Yes there was a good article by Tom Utley last week about the very issue of “Snowflakes”:
http://www.dailymail.co.uk/news/columnist-1000961/Tom-Utley-Daily-Mail.html
A couple of extracts:
“Over at Stirling University, young archaeologists are given a ‘warning in advance of one image in a PowerPoint, which is of a well preserved archaeological body from an archaeological context’. Students are alerted to the ‘risk it is found a bit gruesome’.
“The same university even warns students of ‘gender studies’ (don’t ask me): ‘We cannot anticipate or exclude the possibility that you may encounter material which is triggering [i.e., which can trigger a negative reaction] and we urge that you take all necessary precautions to look after yourself in and around the programme.’ It goes on to say: ‘You can, of course, leave a class at any time should you need to. But please check in later that day to let us know how you are.’”

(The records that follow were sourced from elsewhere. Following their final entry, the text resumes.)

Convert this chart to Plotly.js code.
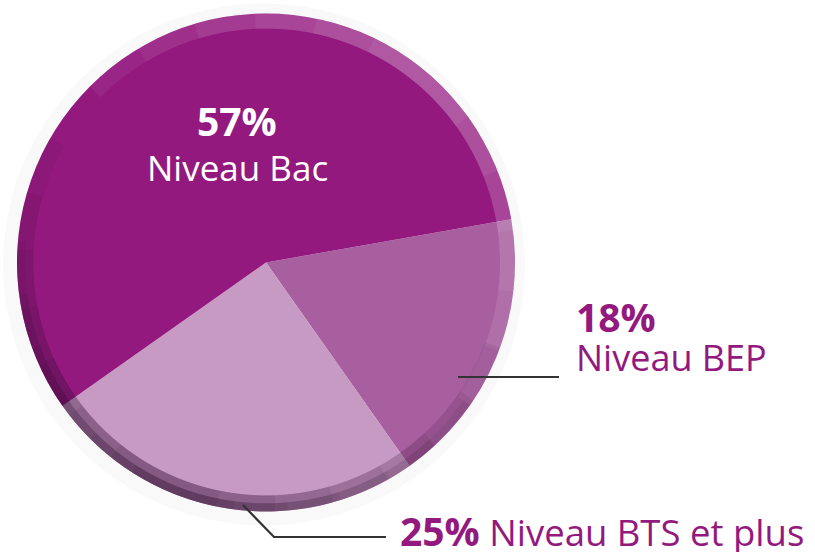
<!DOCTYPE html>
<html>
<head>
<meta charset="utf-8">
<script src="https://cdn.plot.ly/plotly-3.0.1.min.js"></script>
<style>html,body{margin:0;padding:0;background:#fff;}#chart{width:815px;height:552px;}</style>
</head>
<body>
<div id="chart"></div>
<script>
// ---- data ----
const categories = ['Niveau BEP', 'Niveau BTS et plus', 'Niveau Bac'];
const values = [18, 25, 57];
const percentLabels = values.map(v => v + '%');

// ---- styling ----
const sliceColors = ['#a85f9f', '#c69ac3', '#94197f'];
const textPurple = '#94197f';
const W = 815, H = 552;
const px = x => x / W;
const py = y => 1 - y / H;

// pie geometry (pixels)
const cx = 266, cy = 262.5, R = 249;

function arcPath(r, a0, a1, n) {
  let d = '';
  for (let i = 0; i <= n; i++) {
    const a = (a0 + (a1 - a0) * i / n) * Math.PI / 180;
    const x = px(cx + r * Math.sin(a));
    const y = py(cy - r * Math.cos(a));
    d += (i === 0 ? 'M' : 'L') + x + ',' + y;
  }
  return d;
}

const shapes = [];
// faint outer halo
shapes.push({type: 'circle', xref: 'paper', yref: 'paper', layer: 'below',
  x0: px(cx - R - 14), x1: px(cx + R + 10), y0: py(cy + R + 14), y1: py(cy - R - 10),
  fillcolor: 'rgba(0,0,0,0.025)', line: {width: 0}});

// stacked rim arcs (decorative 3D effect)
function rim(center, maxHalf, steps, color, opEach, width, r) {
  for (let k = 1; k <= steps; k++) {
    const h = maxHalf * k / steps;
    shapes.push({type: 'path', xref: 'paper', yref: 'paper', layer: 'above',
      path: arcPath(r, center - h, center + h, Math.max(8, Math.round(h / 2))),
      line: {color: 'rgba(' + color + ',' + opEach + ')', width: width}});
  }
}
rim(40, 85, 6, '255,255,255', 0.055, 15, R - 7.5);
rim(205, 95, 7, '45,15,45', 0.08, 16, R - 8);
rim(200, 75, 6, '45,15,45', 0.07, 8, R - 4);

// leader lines
shapes.push({type: 'line', xref: 'paper', yref: 'paper', layer: 'above',
  x0: px(458), y0: py(377), x1: px(559), y1: py(377), line: {color: '#333', width: 2.2}});
shapes.push({type: 'path', xref: 'paper', yref: 'paper', layer: 'above',
  path: 'M' + px(243) + ',' + py(505) + 'L' + px(274) + ',' + py(537) + 'L' + px(386) + ',' + py(537),
  line: {color: '#333', width: 2.2}});

const fontFam = '"Open Sans", "Noto Sans", sans-serif';
const annotations = [
  {text: '<b>' + percentLabels[2] + '</b>', x: px(237), y: py(121), font: {size: 39, color: '#fff', family: fontFam}, xanchor: 'center', yanchor: 'middle'},
  {text: categories[2], x: px(237.5), y: py(167), font: {size: 35, color: '#fff', family: fontFam}, xanchor: 'center', yanchor: 'middle'},
  {text: '<b>' + percentLabels[0] + '</b>', x: px(574), y: py(316), font: {size: 39, color: textPurple, family: fontFam}, xanchor: 'left', yanchor: 'middle'},
  {text: categories[0], x: px(574), y: py(357), font: {size: 36, color: textPurple, family: fontFam}, xanchor: 'left', yanchor: 'middle'},
  {text: '<b><span style="font-size:39px">' + percentLabels[1] + '</span></b> ' + categories[1], x: px(398), y: py(530), font: {size: 36.5, color: textPurple, family: fontFam}, xanchor: 'left', yanchor: 'middle'}
].map(a => Object.assign({xref: 'paper', yref: 'paper', showarrow: false}, a));

const trace = {
  type: 'pie',
  labels: categories,
  values: values,
  sort: false,
  direction: 'clockwise',
  rotation: 80,
  textinfo: 'none',
  hoverinfo: 'label+percent',
  marker: {colors: sliceColors, line: {width: 0}},
  domain: {x: [px(cx - R), px(cx + R)], y: [py(cy + R), py(cy - R)]},
  showlegend: false
};

Plotly.newPlot('chart', [trace], {
  width: W, height: H,
  margin: {l: 0, r: 0, t: 0, b: 0},
  paper_bgcolor: '#fff',
  showlegend: false,
  shapes: shapes,
  annotations: annotations
}, {displayModeBar: false, staticPlot: true});
</script>
</body>
</html>
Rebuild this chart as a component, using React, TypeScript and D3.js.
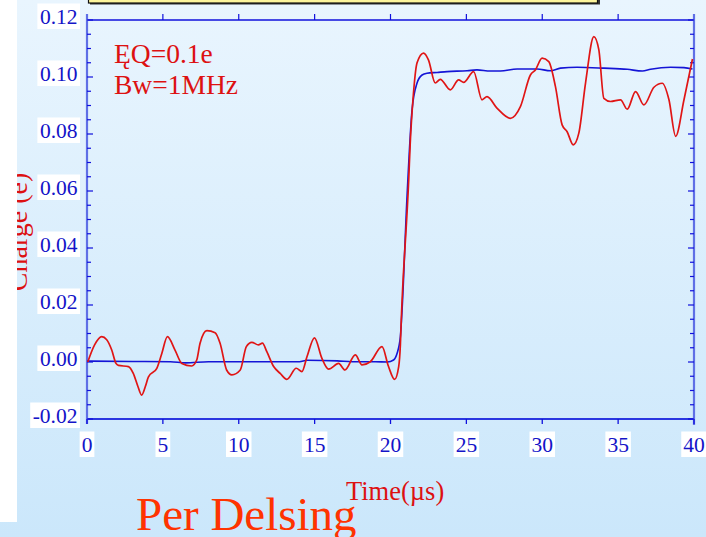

“Back in Glasgow, warnings are also given to veterinary students, who work with dead animals, and those studying ‘contemporary society’, who may be subjected to the trauma of discussing illness and violence.”
“Perhaps more surprising still, at Glasgow’s Strathclyde University they even see fit to warn students of forensic science ‘at the beginning of some lectures where sensitive images involving blood patterns, crime scenes and bodies etc are in the presentation’.”
When hearing of some of the ridiculous claptrap spouted by these establishments it is little wonder that students at some of them are trying to airbrush from their delicate minds references to anything with which they remotely disagree or which they may find not quite to their taste. This is why we see “snowflakes” in tears when they learn of an election or referendum result which went against their wishes. They cannot handle disappointment; they cannot cope with defeat; someone must “safeguard” their sensitivities at all times.
From the day I began my grammar school education I was encouraged to be robust, self-reliant and told to cope with things that were thrown at me (including board rubbers and textbooks). Nobody suggested that, when subject to a mass slippering for a minor misdemeanour, my form-mates and I might find the Dunlop Green Flash would bring on a “triggering” event. By the time I’d reached my mid-teens I’d been slippered regularly, cut up sheeps’ eyes, blown things up in the Chemistry lab, read about the torture and executions carried out in Europe in the name of religion and fallen into the river Thames whilst rowing. I was no snowflake and by the time I'd reached adulthood I could cope with whatever I encountered.
We mollycoddle these young adults at our peril. We need people who can cope with life, not run away to hide and pretend that life does not exist.